ABC7 I-Team Investigation
CHICAGO (WLS) -- The guilty plea of former House Speaker Dennis Hastert is set to be announced Wednesday morning in Chicago federal court - and there is evidence Hastert has already been abandoned by his former supporters.

John Dennis Hastert will appear in court at 9 a.m. to change his plea to guilty, but in the court of public opinion, Hastert has already been sentenced to the cold shoulder. Big-name public figures who run awry of the law can usually count on die hard supporters to send letters of praise to judges in an effort to solicit mercy. Not so the in the case of the USA versus Hastert - where the I-Team has learned the judge's mailbag is nearly empty.

When ex-Speaker Hastert walks the media gauntlet into the federal building on Wednesday, he will be surrounded by dozens of people. But he may still feel very alone, at least according to the barometer of letters written on his behalf.

Since his indictment May 28, only three letters have been received by Judge Thomas Durkin in Chicago, the I-Team has learned.

READ: Letters #1, Letter #2, Letter #3

Shortly after Hastert was charged with currency violations, a woman from California wrote to Judge Durkin: "Last time I checked, it was not illegal to withdraw money from your own bank...where is the crime? If Mr. Hastert was being blackmailed, isn't that a crime?"

"All this is occurring" the woman wrote "in a case with a political background.

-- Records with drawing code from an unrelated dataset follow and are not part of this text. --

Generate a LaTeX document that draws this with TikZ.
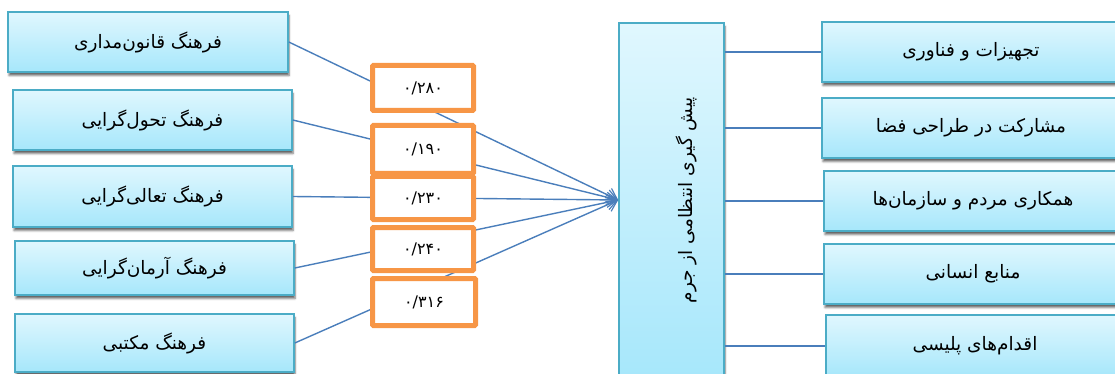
\documentclass[tikz,border=0pt]{standalone}
\usepackage{fontspec}
\newfontfamily\arabicfont[Script=Arabic]{DejaVu Sans}
\TeXXeTstate=1
\usetikzlibrary{arrows.meta,shadows.blur}
\definecolor{boxtop}{HTML}{E0F7FE}
\definecolor{boxbot}{HTML}{A6E7FB}
\definecolor{boxedge}{HTML}{4BACC6}
\definecolor{linkblue}{HTML}{4A7EBB}
\definecolor{coefor}{HTML}{F79646}
\tikzset{
  cbox/.style={draw=boxedge, line width=1.6pt, top color=boxtop, bottom color=boxbot,
    blur shadow={shadow xshift=1pt, shadow yshift=-3.5pt, shadow opacity=60, shadow blur radius=2pt},
    inner sep=0pt, font=\arabicfont\fontsize{18.5}{22}\selectfont},
  lbox/.style={cbox, minimum width=279pt},
  rbox/.style={cbox, minimum width=298pt, minimum height=60pt},
  coef/.style={draw=coefor, line width=5pt, fill=white, rounded corners=1pt,
    minimum width=101pt, inner sep=0pt, font=\arabicfont\fontsize{16}{19}\selectfont},
  link/.style={draw=linkblue, line width=1.4pt},
  feed/.style={link, -{Straight Barb[length=10pt,width=15pt,line width=1.2pt]}},
}
\begin{document}
\begin{tikzpicture}[x=1pt,y=-1pt]
\useasboundingbox (0,0) rectangle (1115,374);
\clip (0,0) rectangle (1115,374);
% cultural dimensions (left column)
\node[lbox, minimum width=280pt, minimum height=60pt] (L1) at (148,42) {\beginR فرهنگ قانون‌مداری\endR};
\node[lbox, minimum height=60pt] (L2) at (152.5,120) {\beginR فرهنگ تحول‌گرایی\endR};
\node[lbox, minimum height=61pt] (L3) at (152.5,196.5) {\beginR فرهنگ تعالی‌گرایی\endR};
\node[lbox, minimum height=54pt] (L4) at (154.5,268) {\beginR فرهنگ آرمان‌گرایی\endR};
\node[lbox, minimum height=58pt] (L5) at (154.5,343) {\beginR فرهنگ مکتبی\endR};
% central outcome
\node[cbox, minimum width=105pt, minimum height=360pt] (C) at (671.5,203) {};
\node[rotate=90, font=\arabicfont\fontsize{18.5}{22}\selectfont] (Ct) at (686,200) {\beginR پیش گیری انتظامی از جرم\endR};
\coordinate (tip) at ([yshift=3pt]C.west);
% components (right column)
\node[rbox] (R1) at (971,52) {\beginR تجهیزات و فناوری\endR};
\node[rbox] (R2) at (971,128) {\beginR مشارکت در طراحی فضا\endR};
\node[rbox] (R3) at (973,201) {\beginR همکاری مردم و سازمان‌ها\endR};
\node[rbox] (R4) at (973,274) {\beginR منابع انسانی\endR};
\node[rbox, minimum height=62pt] (R5) at (975,346) {\beginR اقدام‌های پلیسی\endR};
% links
\foreach \s in {L1,L2,L3,L4,L5} \draw[feed] (\s.east) -- (tip);
\foreach \r in {R1,R2,R3,R4,R5} \draw[link] (C.east |- \r.west) -- (\r.west);
% path coefficients
\node[coef, minimum height=45pt] (k1) at (423,88) {۰/۲۸۰};
\node[coef, minimum height=48pt] (k2) at (423,149.5) {۰/۱۹۰};
\node[coef, minimum height=43pt] (k3) at (423,198) {۰/۲۳۰};
\node[coef, minimum height=43pt] (k4) at (423,249) {۰/۲۴۰};
\node[coef, minimum width=103pt, minimum height=47pt] (k5) at (424,302) {۰/۳۱۶};
\end{tikzpicture}
\end{document}
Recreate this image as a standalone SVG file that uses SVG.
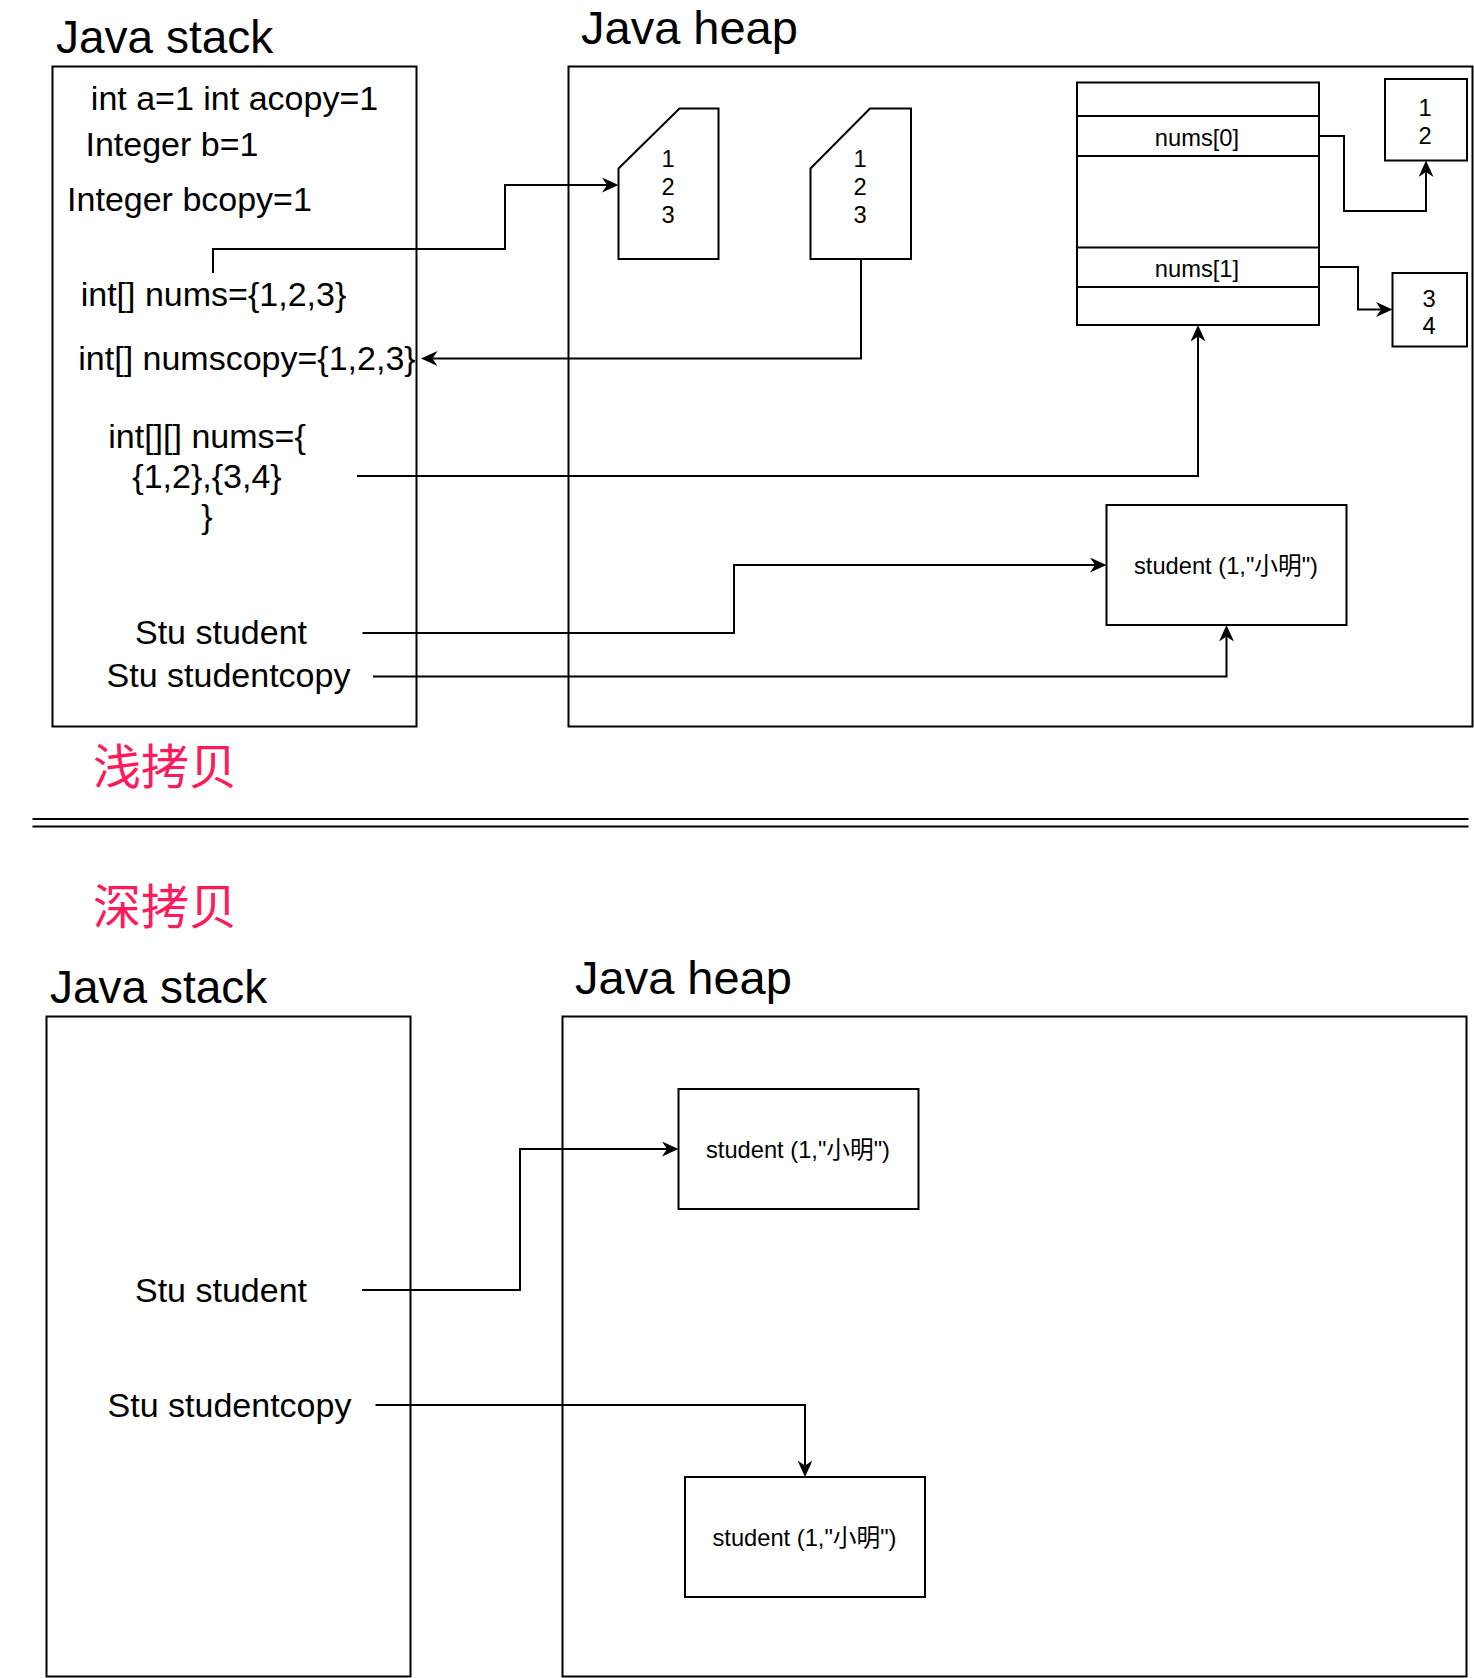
<svg xmlns="http://www.w3.org/2000/svg" width="1474" height="1678" viewBox="0 0 1474 1678">
<style>
.box{fill:#fff;stroke:#000;stroke-width:2}
.frame{fill:none;stroke:#000;stroke-width:2}
.t{font-family:"Liberation Sans","Noto Sans CJK SC",Arial,sans-serif;fill:#000}
.big{font-size:34px;text-anchor:middle}
.title{font-size:46px}
.sm{font-size:23.7px;text-anchor:middle}
.cn{font-family:"Noto Sans CJK SC",sans-serif;font-size:48px;fill:#FF1A5C}
.edge{fill:none;stroke:#000;stroke-width:2}
</style>
<defs>
<marker id="arr" viewBox="0 0 17 15" markerUnits="userSpaceOnUse" markerWidth="17" markerHeight="15" refX="5" refY="7.5" orient="auto">
<path d="M0,0 L16.5,7.5 L0,15 L5,7.5 Z" fill="#000"/>
</marker>
</defs>
<rect width="1474" height="1678" fill="#fff"/>

<!-- shallow copy section -->
<text class="t title" x="56" y="53">Java stack</text>
<text class="t title" x="581" y="44" style="font-size:47px">Java heap</text>
<g id="stack1">
<rect class="frame" x="52.5" y="66.5" width="364" height="660"/>
<text class="t big" x="234.5" y="110">int a=1 int acopy=1</text>
<text class="t big" x="172" y="156">Integer b=1</text>
<text class="t big" x="189.5" y="211">Integer bcopy=1</text>
<text class="t big" x="213.5" y="306">int[] nums={1,2,3}</text>
<text class="t big" x="247" y="369.5">int[] numscopy={1,2,3}</text>
<text class="t big" x="207" y="448">int[][] nums={</text>
<text class="t big" x="207" y="488">{1,2},{3,4}</text>
<text class="t big" x="207" y="528">}</text>
<text class="t big" x="221" y="643.5">Stu student</text>
<text class="t big" x="228.5" y="686.5">Stu studentcopy</text>
</g>
<g id="heap1">
<rect class="frame" x="568.5" y="66.5" width="904" height="660"/>
</g>
<g id="arr1">
<polygon class="box" points="679.5,108.5 718.5,108.5 718.5,259 618.5,259 618.5,168.5"/>
<text class="t sm" x="668" y="166.5">1</text>
<text class="t sm" x="668" y="194.5">2</text>
<text class="t sm" x="668" y="222.5">3</text>
</g>
<g id="arr2">
<polygon class="box" points="870,108.5 911,108.5 911,259 810.5,259 810.5,168.5"/>
<text class="t sm" x="860" y="166.5">1</text>
<text class="t sm" x="860" y="194.5">2</text>
<text class="t sm" x="860" y="222.5">3</text>
</g>
<g id="arr2d">
<rect class="box" x="1077" y="82.5" width="242" height="242.5"/>
<line class="frame" x1="1077" y1="116" x2="1319" y2="116"/>
<line class="frame" x1="1077" y1="156" x2="1319" y2="156"/>
<line class="frame" x1="1077" y1="247.5" x2="1319" y2="247.5"/>
<line class="frame" x1="1077" y1="287" x2="1319" y2="287"/>
<text class="t sm" x="1197" y="145.5">nums[0]</text>
<text class="t sm" x="1197" y="276.5">nums[1]</text>
</g>
<g id="row12">
<rect class="box" x="1385" y="79" width="82" height="81.5"/>
<text class="t sm" x="1425" y="116">1</text>
<text class="t sm" x="1425" y="144">2</text>
</g>
<g id="row34">
<rect class="box" x="1392.5" y="273" width="74.5" height="73.5"/>
<text class="t sm" x="1429" y="306.5">3</text>
<text class="t sm" x="1429" y="334">4</text>
</g>
<g id="student1">
<rect class="box" x="1106.5" y="505" width="240" height="120"/>
<text class="t sm" x="1226" y="573.5">student (1,"小明")</text>
</g>

<text class="cn" x="93" y="784">浅拷贝</text>
<g id="divider">
<line class="frame" x1="32.5" y1="819" x2="1468.5" y2="819"/>
<line class="frame" x1="32.5" y1="826.5" x2="1468.5" y2="826.5"/>
</g>

<!-- deep copy section -->
<text class="cn" x="93" y="924">深拷贝</text>
<text class="t title" x="50" y="1003">Java stack</text>
<text class="t title" x="575" y="994" style="font-size:47px">Java heap</text>
<g id="stack2">
<rect class="frame" x="46.5" y="1016.5" width="364" height="660"/>
<text class="t big" x="221" y="1301.5">Stu student</text>
<text class="t big" x="229.5" y="1416.5">Stu studentcopy</text>
</g>
<g id="heap2">
<rect class="frame" x="562.5" y="1016.5" width="904" height="660"/>
</g>
<g id="student2">
<rect class="box" x="678.5" y="1089" width="240" height="120"/>
<text class="t sm" x="798" y="1157.5">student (1,"小明")</text>
</g>
<g id="student3">
<rect class="box" x="685" y="1477" width="240" height="120"/>
<text class="t sm" x="804.5" y="1545.5">student (1,"小明")</text>
</g>

<g id="connectors">
<path class="edge" d="M213,273 V249 H505 V185 H607" marker-end="url(#arr)"/>
<path class="edge" d="M861,259 V358.5 H432.5" marker-end="url(#arr)"/>
<path class="edge" d="M357,476 H1198 V336.5" marker-end="url(#arr)"/>
<path class="edge" d="M362.5,633 H734 V565 H1095" marker-end="url(#arr)"/>
<path class="edge" d="M373,676.5 H1226.5 V636.5" marker-end="url(#arr)"/>
<path class="edge" d="M1319,136 H1344 V211 H1426 V172" marker-end="url(#arr)"/>
<path class="edge" d="M1319,267 H1358 V309.5 H1381" marker-end="url(#arr)"/>
<path class="edge" d="M362,1290 H520 V1149 H667" marker-end="url(#arr)"/>
<path class="edge" d="M375.5,1405 H805 V1465.5" marker-end="url(#arr)"/>
</g>
</svg>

I hope you will be able to untangle whether or not there were political forces in this case."

When Hastert himself was Speaker of the House - two heartbeats from the presidency -he received glowing letters from U.S. presidents Bush, Carter, Ford, Clinton, and from America's most prominent leaders and from heads of state around the world.

But perhaps given the sordid undercurrent of Hastert's criminal case, not one of Hastert's friends, relatives, neighbors, or former colleagues have written support letters.

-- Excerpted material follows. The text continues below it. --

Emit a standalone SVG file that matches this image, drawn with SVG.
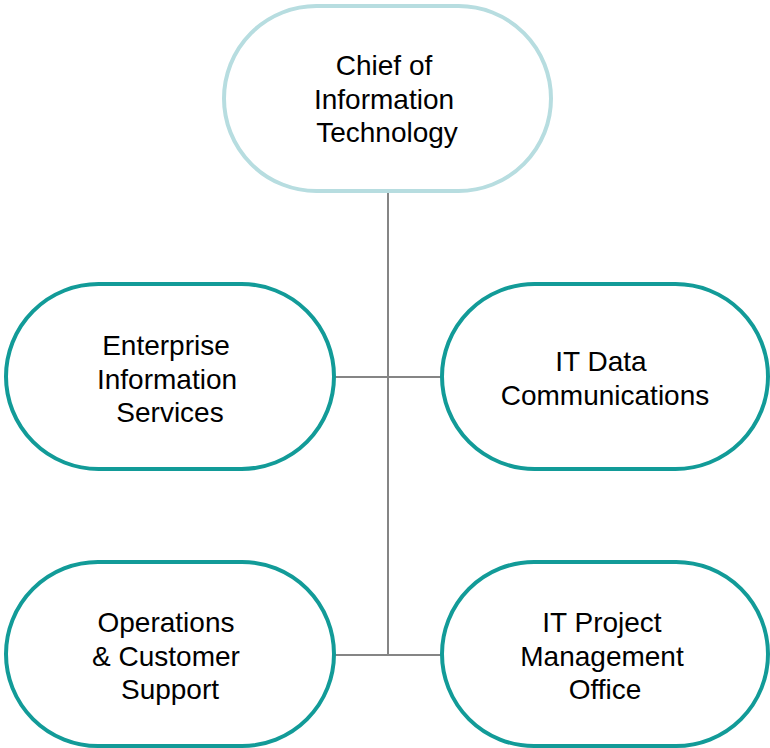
<svg xmlns="http://www.w3.org/2000/svg" width="770" height="748" viewBox="0 0 770 748">
<style>
.node{fill:#ffffff;stroke:#129b98;stroke-width:4}
.top{fill:#ffffff;stroke:#b7dde0;stroke-width:4}
.lbl{font-family:"Liberation Sans",Arial,sans-serif;font-size:28px;fill:#000000;text-anchor:middle}
.conn{stroke:#858585;stroke-width:2;fill:none}
</style>
<rect width="770" height="748" fill="#ffffff"/>
<g id="connectors">
<line class="conn" x1="388" y1="191" x2="388" y2="655"/>
<line class="conn" x1="334" y1="377" x2="442" y2="377"/>
<line class="conn" x1="334" y1="655" x2="442" y2="655"/>
</g>
<g id="chief">
<rect class="top" x="224" y="6" width="327" height="185" rx="92.5" ry="92.5"/>
<text class="lbl" x="384" y="75">Chief of</text>
<text class="lbl" x="384" y="108.5">Information</text>
<text class="lbl" x="387" y="142">Technology</text>
</g>
<g id="enterprise">
<rect class="node" x="6" y="284" width="328" height="185" rx="92.5" ry="92.5"/>
<text class="lbl" x="166" y="355">Enterprise</text>
<text class="lbl" x="167" y="388.5">Information</text>
<text class="lbl" x="170" y="422">Services</text>
</g>
<g id="datacomm">
<rect class="node" x="442" y="284" width="326" height="185" rx="92.5" ry="92.5"/>
<text class="lbl" x="601" y="371">IT Data</text>
<text class="lbl" x="605" y="404.5">Communications</text>
</g>
<g id="operations">
<rect class="node" x="6" y="562" width="328" height="184" rx="92" ry="92"/>
<text class="lbl" x="166" y="632">Operations</text>
<text class="lbl" x="166" y="665.5">&amp; Customer</text>
<text class="lbl" x="170" y="699">Support</text>
</g>
<g id="pmo">
<rect class="node" x="442" y="562" width="326" height="184" rx="92" ry="92"/>
<text class="lbl" x="602" y="632">IT Project</text>
<text class="lbl" x="602" y="665.5">Management</text>
<text class="lbl" x="605" y="699">Office</text>
</g>
</svg>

The most recent letter, filed this week, was from a man in Connecticut who wrote: "Dennis Hastert deserves a long jail sentence."

"Hastert should get at least 5 years in jail...with a plea bargain on a guilty plea, otherwise give Hastert 10 years," he wrote.

The man said "voters and citizens in the United States deserve better than these type of leaders."

Many times even relatives of defendants write impassioned letters to the court, hoping to tug at a judge's heart. We saw those in the cases of ex-Illinois governors Rod Blagojevich and George Ryan, with supporters pointing to their good works in politics, with charities and in their family lives. Prior to sentencing, those too could come for Mr. Hastert.